Todos os anos, entre maio e julho, depois que as hordas de turistas vão embora, é a vez dos cardumes de tainha chegarem em peso ao litoral catarinense. Para a comunidade da Barra da Lagoa, em Florianópolis, a safra da tainha é um momento tão aguardado quanto a própria temporada de verão.
Quando a Lagoa dos Patos, no sul do Rio Grande do Sul, começa a ficar mais gelada, as tainhas migram para o norte devidamente preparadas com uma robusta capa de gordura para aguentar a viagem, além do mais importante: duas bolsas douradas contendo cerca de 80 mil ovas para serem lançadas em águas catarinenses.
Mas nem todo cardume consegue completar a viagem, afinal, a chance de uma tainha ser capturada por uma rede de pesca é considerável. Na Barra da Lagoa, Silvano Santos e os outros quatro tripulantes de seu barco estão a postos apenas aguardando um sinal para montar o cerco aos peixes.
Rotina de pescador
Eles ficam esperando o aviso do vigia, pescador experiente que fica posicionado em um lugar alto, no costão, e consegue enxergar os cardumes de longe. “Assim que é avistado o cardume da tainha, todos assumem a posição”, descreve Silvano.

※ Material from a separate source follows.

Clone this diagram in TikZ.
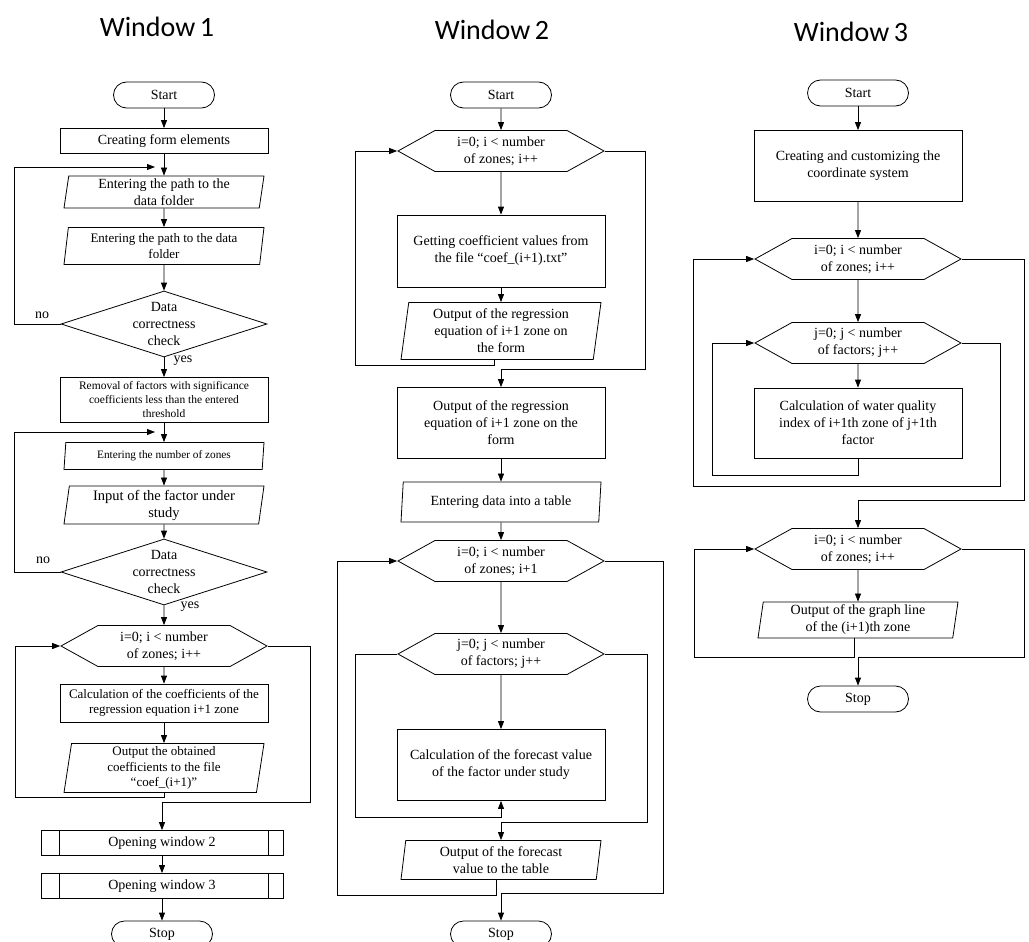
\documentclass[tikz,border=0pt]{standalone}
\usepackage{fontspec}
\setmainfont{Liberation Serif}
\newfontfamily\titlefont{Carlito}
\usetikzlibrary{arrows.meta,positioning,shapes.geometric,shapes.symbols,calc}

\newcommand{\txtnorm}{\fontsize{14}{17}\selectfont}
\newcommand{\txtbig}{\fontsize{14.5}{17}\selectfont}
\newcommand{\txtsmall}{\fontsize{13}{15.5}\selectfont}
\newcommand{\txtcond}{\fontsize{11.5}{14}\selectfont}
\newcommand{\txttiny}{\fontsize{11.3}{13}\selectfont}

\tikzset{
  term/.style={draw, rounded corners=13pt, minimum width=101pt,
    minimum height=26pt, inner sep=2pt},
  proc/.style={draw, rectangle, minimum width=208pt, align=center,
    inner sep=2pt},
  io/.style={draw, trapezium, trapezium left angle=80,
    trapezium right angle=100, trapezium stretches body,
    minimum width=200pt, align=center, inner xsep=2pt, inner ysep=0pt},
  loophex/.style={draw, signal, signal to=west and east,
    signal pointer angle=58, minimum width=206pt, minimum height=41pt,
    align=center, inner sep=1pt},
  decision/.style={draw, diamond, minimum width=206pt,
    minimum height=66pt, inner sep=0pt},
  dectext/.style={align=center, font=\txtnorm},
  subproc/.style={proc, minimum width=242pt, minimum height=25pt,
    path picture={
      \draw ([xshift=18pt]path picture bounding box.north west)
        -- ([xshift=18pt]path picture bounding box.south west);
      \draw ([xshift=-15pt]path picture bounding box.north east)
        -- ([xshift=-15pt]path picture bounding box.south east);}},
  arr/.style={-{Triangle[length=8pt,width=6pt]}},
  wintitle/.style={font=\titlefont\fontsize{28}{32}\selectfont}
}

\begin{document}
\begin{tikzpicture}[x=1pt, y=-1pt, line width=0.8pt, font=\txtnorm]
\useasboundingbox (0,0) rectangle (1029,942);

% titles
\node[wintitle] (t1) at (157,27) {Window\,1};
\node[wintitle] (t2) at (492,30) {Window\,2};
\node[wintitle] (t3) at (851,32) {Window\,3};

% window 1
\node[term] (s1) at (164,95) {Start};
\node[proc, minimum height=25pt] (c1) at (164,141) {Creating form elements};
\node[io, minimum height=32pt] (p1) at (164,192)
  {Entering the path to the\\data folder};
\node[io, minimum height=37pt, font=\txtsmall] (p2) at (164,246)
  {Entering the path to the data\\folder};
\node[decision, label={[dectext]center:Data\\correctness\\check}] (d1)
  at (164,324) {};
\node[proc, minimum height=45pt, inner ysep=1pt, font=\txtcond] (r1) at (164,400)
  {Removal of factors with significance\\coefficients less than the entered\\threshold};
\node[io, minimum height=27pt, font=\txttiny] (p3) at (164,456)
  {Entering the number of zones};
\node[io, minimum height=38pt, font=\txtbig] (p4) at (164,505)
  {Input of the factor under\\study};
\node[decision, label={[dectext]center:Data\\correctness\\check}] (d2)
  at (164,572) {};
\node[loophex] (h1) at (164,646) {i=0; i < number\\of zones; i++};
\node[proc, minimum height=38pt, font=\txtsmall] (c2) at (164,703)
  {Calculation of the coefficients of the\\regression equation i+1 zone};
\node[io, minimum height=49pt, font=\txtsmall] (p5) at (164,768)
  {Output the obtained\\coefficients to the file\\“coef\_(i+1)”};
\node[subproc] (w2) at (162,843) {Opening window 2};
\node[subproc] (w3) at (162,886) {Opening window 3};
\node[term] (e1) at (162,934) {Stop};

\node (no1) at (42,315) {no};
\node (yes1) at (183,361) {yes};
\node (no2) at (43,560) {no};
\node (yes2) at (190,607) {yes};

\coordinate (in1) at (155,167);
\coordinate (in2) at (155,432);
\coordinate (b1) at (15,797);
\coordinate (b2) at (310,802);

\draw[arr] (s1) -- (c1);
\draw[arr] (c1) -- (p1);
\draw[arr] (p1) -- (p2);
\draw[arr] (p2) -- (d1);
\draw[arr] (d1) -- (r1);
\draw[arr] (r1) -- (p3);
\draw[arr] (p3) -- (p4);
\draw[arr] (p4) -- (d2);
\draw[arr] (d2) -- (h1);
\draw[arr] (h1) -- (c2);
\draw[arr] (c2) -- (p5);
\draw[arr] (w2) -- (w3);
\draw[arr] (w3) -- (e1);
\draw[arr] (d1.west) -- ++(-46,0) |- (in1);
\draw[arr] (d2.west) -- ++(-46,0) |- (in2);
\draw[arr] (p5.south) |- (b1) |- (h1.west);
\draw[arr] (h1.east) -| (b2) -| (w2.north);

% window 2
\node[term] (s2) at (501,95) {Start};
\node[loophex] (h21) at (501,151) {i=0; i < number\\of zones; i++};
\node[proc, minimum height=72pt] (g2) at (501,251)
  {Getting coefficient values from\\the file “coef\_(i+1).txt”};
\node[io, minimum height=57pt] (o21) at (501,331)
  {Output of the regression\\equation of i+1 zone on\\the form};
\node[proc, minimum height=71pt] (o22) at (501,423)
  {Output of the regression\\equation of i+1 zone on the\\form};
\node[io, minimum height=40pt] (t2b) at (501,502) {Entering data into a table};
\node[loophex] (h22) at (501,561) {i=0; i < number\\of zones; i+1};
\node[loophex] (h23) at (501,654) {j=0; j < number\\of factors; j++};
\node[proc, minimum height=71pt] (f2) at (501,765)
  {Calculation of the forecast value\\of the factor under study};
\node[io, minimum height=39pt] (o23) at (501,860)
  {Output of the forecast\\value to the table};
\node[term] (e2) at (501,934) {Stop};

\coordinate (b3) at (355,365);
\coordinate (b4) at (645,369);
\coordinate (b5) at (337,895);
\coordinate (b6) at (663,893);
\coordinate (b7) at (355,817);
\coordinate (b8) at (647,822);

\draw[arr] (s2) -- (h21);
\draw[arr] (h21) -- (g2);
\draw[arr] (g2) -- (o21);
\draw[arr] (o22) -- (t2b);
\draw[arr] (t2b) -- (h22);
\draw[arr] (h22) -- (h23);
\draw[arr] (h23) -- (f2);
\draw[arr] ([xshift=-7pt]o21.south) |- (b3) |- (h21.west);
\draw[arr] (h21.east) -| (b4) -| (o22.north);
\draw[arr] (h23.west) -| (b7) -| (f2.south);
\draw[arr] (h23.east) -| (b8) -| (o23.north);
\draw[arr] ([xshift=-5pt]o23.south) |- (b5) |- (h22.west);
\draw[arr] (h22.east) -| (b6) -| (e2.north);

% window 3
\node[term] (s3) at (858,93) {Start};
\node[proc, minimum height=71pt] (c3) at (858,166)
  {Creating and customizing the\\coordinate system};
\node[loophex] (h31) at (858,259) {i=0; i < number\\of zones; i++};
\node[loophex] (h32) at (858,343) {j=0; j < number\\of factors; j++};
\node[proc, minimum height=70pt] (q3) at (858,423)
  {Calculation of water quality\\index of i+1th zone of j+1th\\factor};
\node[loophex] (h33) at (858,549) {i=0; i < number\\of zones; i++};
\node[io, minimum height=36pt] (o3) at (858,620)
  {Output of the graph line\\of the (i+1)th zone};
\node[term] (e3) at (858,699) {Stop};

\coordinate (b9) at (712,475);
\coordinate (b10) at (1000,486);
\coordinate (b11) at (693,486);
\coordinate (b12) at (1024,500);
\coordinate (b13) at (694,657);
\coordinate (b14) at (1024,657);

\draw[arr] (s3) -- (c3);
\draw[arr] (c3) -- (h31);
\draw[arr] (h31) -- (h32);
\draw[arr] (h32) -- (q3);
\draw[arr] (q3.south) |- (b9) |- (h32.west);
\draw[arr] (h32.east) -| (b10) -- (b11) |- (h31.west);
\draw[arr] (h31.east) -| (b12) -| (h33.north);
\draw[arr] (h33) -- (o3);
\draw[arr] ([xshift=-4pt]o3.south) |- (b13) |- (h33.west);
\draw[arr] (h33.east) -| (b14) -| (e3.north);
\end{tikzpicture}
\end{document}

“Um na boia e outro no chumbo. Também fica um na proa da embarcação, para orientar o comandante à direção do cardume. Ao sinal do comandante, a rede é largada. Fazendo o cerco, todos recolhem a rede com a orientação do comandante”.
Essa rotina se repete inúmeras vezes ao longo dos 92 dias da safra da tainha, período em que é permitida a pesca artesanal da espécie. “É uma safra rápida, então não pode perder tempo”, observa Silvano. Toda a comunidade se envolve: quem não vai para o mar, ajuda a consertar as redes ou mesmo a puxar os cardumes para fora d’água, o que já garante uma ou duas tainhas de brinde.

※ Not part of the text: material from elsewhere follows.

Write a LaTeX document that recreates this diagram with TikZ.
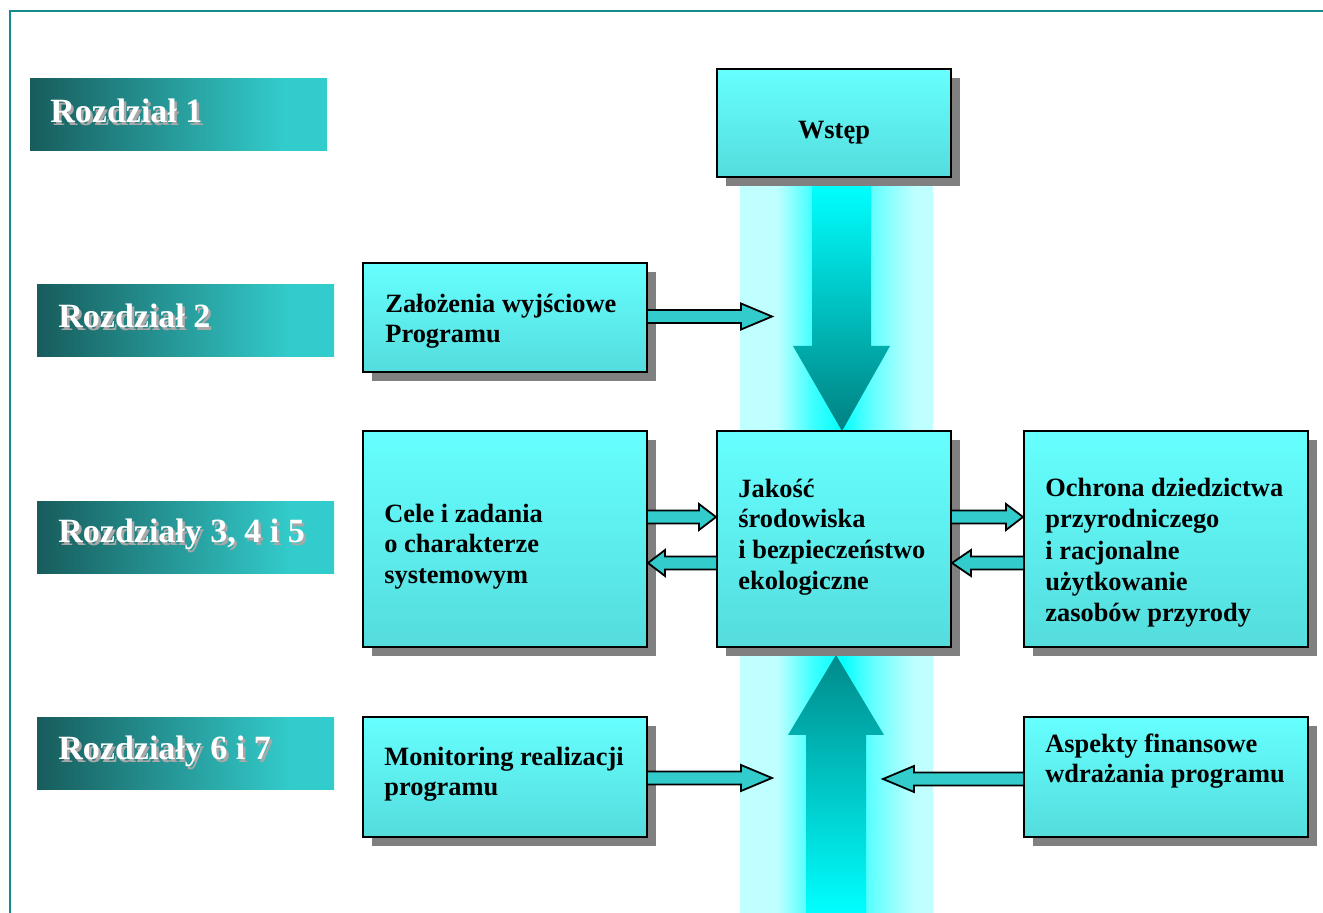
\documentclass[tikz,border=0pt]{standalone}
\usepackage{fontspec}
\setmainfont{Liberation Serif}
\usetikzlibrary{calc,shadows}
\definecolor{framec}{RGB}{20,138,138}
\definecolor{boxtop}{HTML}{66FFFF}
\definecolor{boxbot}{HTML}{55DCDC}
\definecolor{arrowc}{HTML}{33CCCC}
\definecolor{shadowc}{HTML}{808080}
\definecolor{labA}{HTML}{185C5C}
\definecolor{labB}{HTML}{33CCCC}
\definecolor{labsh}{HTML}{A8A8A8}
\definecolor{bandL}{HTML}{C0FFFF}
\definecolor{bandA}{HTML}{40FFFF}
\definecolor{bandM}{HTML}{00FFFF}
\definecolor{bandB}{HTML}{60FFFF}
\definecolor{bandC}{HTML}{A0FFFF}
\definecolor{tealdark}{HTML}{008080}
\definecolor{tealup}{HTML}{008A8A}
\pgfdeclarehorizontalshading{labshade}{100bp}{color(0bp)=(labA); color(25bp)=(labA); color(68bp)=(labB); color(100bp)=(labB)}
\pgfdeclarehorizontalshading{bandshade}{100bp}{color(0bp)=(bandL); color(25bp)=(bandL); color(34.6bp)=(bandL); color(43.7bp)=(bandA); color(51.4bp)=(bandM); color(58.9bp)=(bandB); color(66.4bp)=(bandC); color(70.3bp)=(bandL); color(100bp)=(bandL)}
\newcommand\blockarrow[3]{\draw[smallarrow] ($(#1)+(0,-6.5)$) -- ($(#2)+(#3,-6.5)$) -- ($(#2)+(#3,-13)$) -- (#2) -- ($(#2)+(#3,13)$) -- ($(#2)+(#3,6.5)$) -- ($(#1)+(0,6.5)$);}
\begin{document}
\begin{tikzpicture}[x=0.5pt,y=-0.5pt,
  box/.style={draw=black, line width=1pt, rectangle, inner sep=0pt, top color=boxtop, bottom color=boxbot,
    drop shadow={shadow xshift=4.5pt, shadow yshift=-4.5pt, fill=shadowc, opacity=1}},
  lab/.style={rectangle, inner sep=0pt, shade, shading=labshade, minimum width=148.5pt, minimum height=36pt},
  labtext/.style={anchor=base west, inner sep=0pt, font=\bfseries\fontsize{17}{20}\selectfont, text=white},
  labshadow/.style={labtext, text=labsh},
  btext/.style={anchor=north west, inner sep=0pt, align=left, font=\bfseries\fontsize{13.2}{15.3}\selectfont},
  smallarrow/.style={fill=arrowc, draw=black, line width=0.9pt, line join=miter},
]
\useasboundingbox (0,0) rectangle (1323,913);
% central band and big arrows
\shade[shading=bandshade] (740,186) rectangle (933,913);
\shade[top color=bandM, bottom color=tealdark] (812,186) -- (871,186) -- (871,346) -- (890,346) -- (842,431) -- (793,346) -- (812,346) -- cycle;
\shade[top color=tealup, bottom color=bandM] (806,913) -- (806,735) -- (788,735) -- (836,655) -- (884,735) -- (866,735) -- (866,913) -- cycle;
% frame
\draw[framec, line width=1.1pt] (10,913) -- (10,11) -- (1323,11);
% chapter labels
\node[lab] (r1) at (178.5,115) {};
\node[lab] (r2) at (185.5,321) {};
\node[lab] (r3) at (185.5,537.5) {};
\node[lab] (r6) at (185.5,753.5) {};
\node[labshadow] (r1s) at (52.5,125.5) {Rozdział 1};
\node[labtext] (r1t) at (50,123) {Rozdział 1};
\node[labshadow] (r2s) at (60.5,330.5) {Rozdział 2};
\node[labtext] (r2t) at (58,328) {Rozdział 2};
\node[labshadow] (r3s) at (60.5,545.5) {Rozdziały 3, 4 i 5};
\node[labtext] (r3t) at (58,543) {Rozdziały 3, 4 i 5};
\node[labshadow] (r6s) at (60.5,762.5) {Rozdziały 6 i 7};
\node[labtext] (r6t) at (58,760) {Rozdziały 6 i 7};
% boxes
\node[box, minimum width=117pt, minimum height=54pt] (wstep) at (834,123) {};
\node[box, minimum width=142pt, minimum height=54.5pt] (zal) at (505,317.5) {};
\node[box, minimum width=142pt, minimum height=108pt] (cele) at (505,539) {};
\node[box, minimum width=117pt, minimum height=108pt] (jak) at (834,539) {};
\node[box, minimum width=142pt, minimum height=108pt] (och) at (1166,539) {};
\node[box, minimum width=142pt, minimum height=60pt] (mon) at (505,777) {};
\node[box, minimum width=142pt, minimum height=60pt] (asp) at (1166,777) {};
% texts
\node[anchor=base, inner sep=0pt, font=\bfseries\fontsize{13.2}{15.3}\selectfont] (wstept) at (834,139) {Wstęp};
\node[btext] (zalt) at (385,286) {\rule{0pt}{13pt}Założenia wyjściowe\\Programu};
\node[btext] (celet) at (384,496) {\rule{0pt}{13pt}Cele i zadania\\o charakterze\\systemowym};
\node[btext] (jakt) at (738,471) {\rule{0pt}{13pt}Jakość\\środowiska\\i bezpieczeństwo\\ekologiczne};
\node[btext, font=\bfseries\fontsize{13.2}{15.7}\selectfont] (ocht) at (1045,470) {\rule{0pt}{13pt}Ochrona dziedzictwa\\przyrodniczego\\i racjonalne\\użytkowanie\\zasobów przyrody};
\node[btext] (mont) at (384,739) {\rule{0pt}{13pt}Monitoring realizacji\\programu};
\node[btext] (aspt) at (1045,726) {\rule{0pt}{13pt}Aspekty finansowe\\wdrażania programu};
% small block arrows
\coordinate (a1s) at ($(zal.east)+(0,-1)$);
\coordinate (a1e) at ($(a1s)+(124,0)$);
\coordinate (a2s) at ($(cele.east)+(0,-22)$);
\coordinate (a2e) at ($(jak.west)+(0,-22)$);
\coordinate (a3s) at ($(jak.west)+(0,24)$);
\coordinate (a3e) at ($(cele.east)+(0,24)$);
\coordinate (a4s) at ($(jak.east)+(0,-22)$);
\coordinate (a4e) at ($(och.west)+(0,-22)$);
\coordinate (a5s) at ($(och.west)+(0,24)$);
\coordinate (a5e) at ($(jak.east)+(0,24)$);
\coordinate (a6s) at ($(mon.east)+(0,1)$);
\coordinate (a6e) at ($(a6s)+(124,0)$);
\coordinate (a7s) at ($(asp.west)+(0,2)$);
\coordinate (a7e) at ($(a7s)+(-140,0)$);
\blockarrow{a1s}{a1e}{-31}
\blockarrow{a2s}{a2e}{-17}
\blockarrow{a3s}{a3e}{17}
\blockarrow{a4s}{a4e}{-17}
\blockarrow{a5s}{a5e}{19}
\blockarrow{a6s}{a6e}{-31}
\blockarrow{a7s}{a7e}{31}
\end{tikzpicture}
\end{document}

Mais do que o fator cultural, Silvano explica o que faz da tainha um peixe tão diferenciado em relação aos outros. “Para as comunidades pesqueiras aqui de Santa Catarina, é a melhor safra. É diferente da corvina, da anchova e outros peixes. A tainha é uma safra que tem valor, pela exportação de ovas”.
Ovas de ouro
No Mercado Público de Florianópolis, durante a safra da tainha, um peixe com ovas custa em torno de R$ 20 por quilo, enquanto o preço de um exemplar sem ovas cai para R$ 15. Essa pequena diferença não condiz com o valor que o produto pode ganhar após ser processado para exportação.
A mesma ova fresca que você leva para casa por R$ 5 a mais na peixaria custa a partir de R$ 42 na loja online da Bottarga Gold, empresa de Itajaí que converte o produto para a sua versão curada, mais conhecida como bottarga.

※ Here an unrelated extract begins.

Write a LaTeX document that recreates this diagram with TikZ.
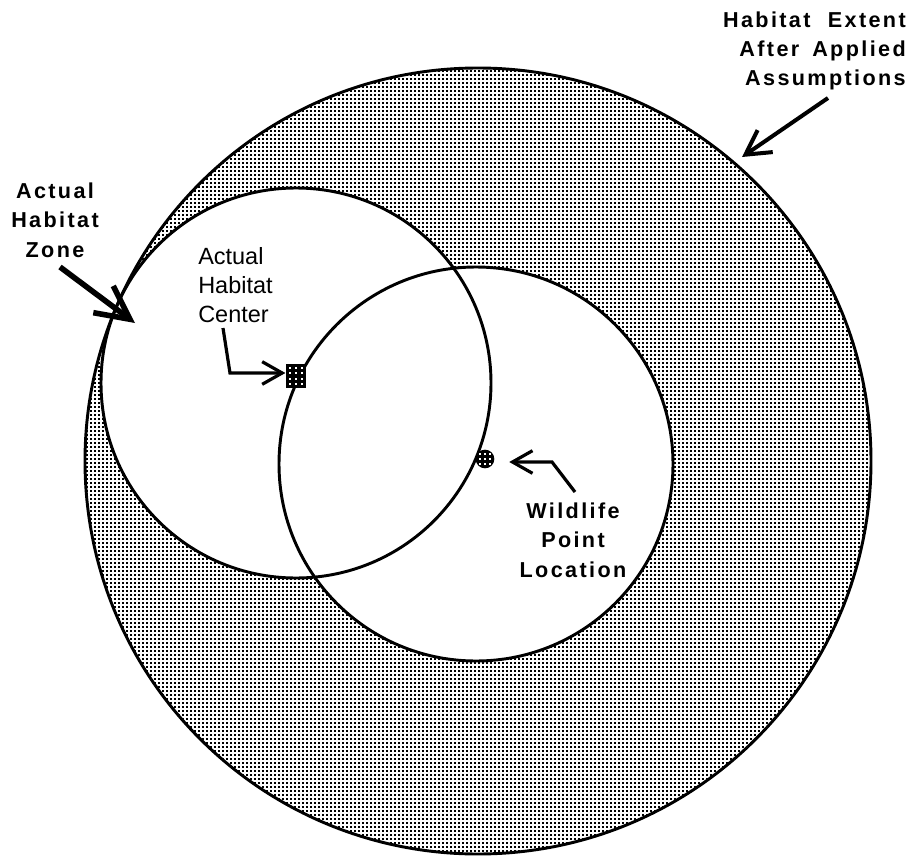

O processo de desidratar as ovas de peixe no sal para fazê-las durar mais foi descoberto pelos fenícios, que habitaram o Mar Mediterrâneo há milhares de anos. E foi a forma encontrada para preservar uma carga de 50 toneladas do produto que ficaram encalhadas em Itajaí durante a crise de 2008, que fez as exportações despencarem.
Oportunidade
Assim nasceu a Bottarga Gold, que passou a tratar o produto como caviar brasileiro. Segundo o diretor de vendas Gabriel Seixo, a produção gira em torno de 120 quilos por mês. “Os principais mercados para exportação são Estados Unidos, Japão e União Europeia, sendo que o Brasil está proibido de exportar qualquer tipo de pescado para a Europa no momento e, consequentemente, Bottarga também”, explica.
A empresa pesqueira Cais do Atlântico, sediada em Laguna e com filiais em Itajaí e Rio Grande (RS), também exporta ovas de tainha, mas na sua versão natural. O gestor comercial Dagoberto Castoldi explica que o produto é congelado antes de embarcar para outros países. Além disso, precisa vir de pesca legalizada, com rastreabilidade, notas fiscais e declaração do IBAMA e MMA.
Safra na pandemia
Para os pescadores artesanais, a ova da tainha garante não apenas a valorização do trabalho, como também uma boa fritada, bastante apreciada na cultura manezinha. E apesar da nova rotina e dos cuidados exigidos pela pandemia do coronavírus, a safra de 2020 promete ser maior que a dos anos anteriores.
Para Silvano, neto e filho de pescador que retira seu sustento do mar há 28 anos, é uma ótima notícia. “A importância da pesca artesanal da tainha para minha história é a permanência da tradição passada de geração para geração na minha família desde meus bisavós até mim”.